Take the lines from the top down to and including the one with "width=265pt,minimum height=89pt] (inc)" and repeat them exactly. Omit images.
>> begin
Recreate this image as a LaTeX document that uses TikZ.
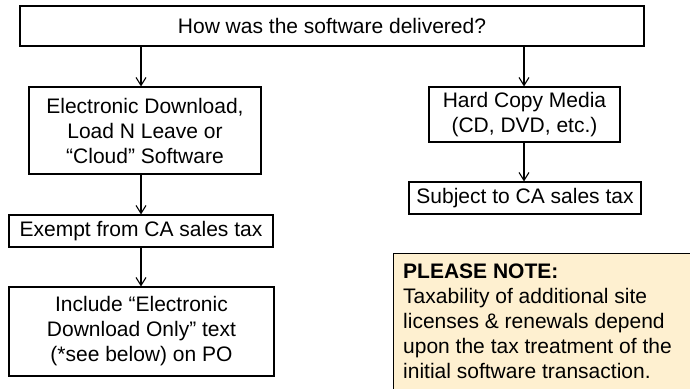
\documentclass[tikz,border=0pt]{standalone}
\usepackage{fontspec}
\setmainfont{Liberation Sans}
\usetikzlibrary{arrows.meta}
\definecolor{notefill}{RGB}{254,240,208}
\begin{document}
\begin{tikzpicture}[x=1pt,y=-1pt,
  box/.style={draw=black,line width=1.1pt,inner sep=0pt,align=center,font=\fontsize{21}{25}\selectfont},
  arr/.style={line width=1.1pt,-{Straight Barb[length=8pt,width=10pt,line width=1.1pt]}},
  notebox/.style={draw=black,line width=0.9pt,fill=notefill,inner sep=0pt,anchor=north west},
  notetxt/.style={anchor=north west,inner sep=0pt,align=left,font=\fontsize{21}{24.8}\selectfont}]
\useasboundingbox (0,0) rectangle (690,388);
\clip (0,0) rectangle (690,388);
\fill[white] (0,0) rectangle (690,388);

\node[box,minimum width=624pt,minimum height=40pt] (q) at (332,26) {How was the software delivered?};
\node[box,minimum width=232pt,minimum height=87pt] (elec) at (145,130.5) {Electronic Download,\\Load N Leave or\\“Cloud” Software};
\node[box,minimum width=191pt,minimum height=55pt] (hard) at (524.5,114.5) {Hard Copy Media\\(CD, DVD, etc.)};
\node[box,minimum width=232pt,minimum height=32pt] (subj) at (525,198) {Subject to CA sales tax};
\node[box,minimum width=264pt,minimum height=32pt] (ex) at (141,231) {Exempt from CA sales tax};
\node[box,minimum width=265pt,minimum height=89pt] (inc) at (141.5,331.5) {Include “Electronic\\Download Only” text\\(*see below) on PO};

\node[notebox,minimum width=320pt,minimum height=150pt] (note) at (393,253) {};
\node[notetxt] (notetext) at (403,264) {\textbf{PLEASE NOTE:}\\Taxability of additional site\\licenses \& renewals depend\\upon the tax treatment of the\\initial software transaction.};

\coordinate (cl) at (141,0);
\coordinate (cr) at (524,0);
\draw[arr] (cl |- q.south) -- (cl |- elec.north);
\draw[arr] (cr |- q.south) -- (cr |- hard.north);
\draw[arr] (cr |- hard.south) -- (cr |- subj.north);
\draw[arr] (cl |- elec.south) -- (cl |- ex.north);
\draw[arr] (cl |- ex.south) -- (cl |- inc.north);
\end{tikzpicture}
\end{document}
>> end
## Task result:
Recreate this image as a LaTeX document that uses TikZ.
\documentclass[tikz,border=0pt]{standalone}
\usepackage{fontspec}
\setmainfont{Liberation Sans}
\usetikzlibrary{arrows.meta}
\definecolor{notefill}{RGB}{254,240,208}
\begin{document}
\begin{tikzpicture}[x=1pt,y=-1pt,
  box/.style={draw=black,line width=1.1pt,inner sep=0pt,align=center,font=\fontsize{21}{25}\selectfont},
  arr/.style={line width=1.1pt,-{Straight Barb[length=8pt,width=10pt,line width=1.1pt]}},
  notebox/.style={draw=black,line width=0.9pt,fill=notefill,inner sep=0pt,anchor=north west},
  notetxt/.style={anchor=north west,inner sep=0pt,align=left,font=\fontsize{21}{24.8}\selectfont}]
\useasboundingbox (0,0) rectangle (690,388);
\clip (0,0) rectangle (690,388);
\fill[white] (0,0) rectangle (690,388);

\node[box,minimum width=624pt,minimum height=40pt] (q) at (332,26) {How was the software delivered?};
\node[box,minimum width=232pt,minimum height=87pt] (elec) at (145,130.5) {Electronic Download,\\Load N Leave or\\“Cloud” Software};
\node[box,minimum width=191pt,minimum height=55pt] (hard) at (524.5,114.5) {Hard Copy Media\\(CD, DVD, etc.)};
\node[box,minimum width=232pt,minimum height=32pt] (subj) at (525,198) {Subject to CA sales tax};
\node[box,minimum width=264pt,minimum height=32pt] (ex) at (141,231) {Exempt from CA sales tax};
\node[box,minimum width=265pt,minimum height=89pt] (inc) at (141.5,331.5) {Include “Electronic\\Download Only” text\\(*see below) on PO};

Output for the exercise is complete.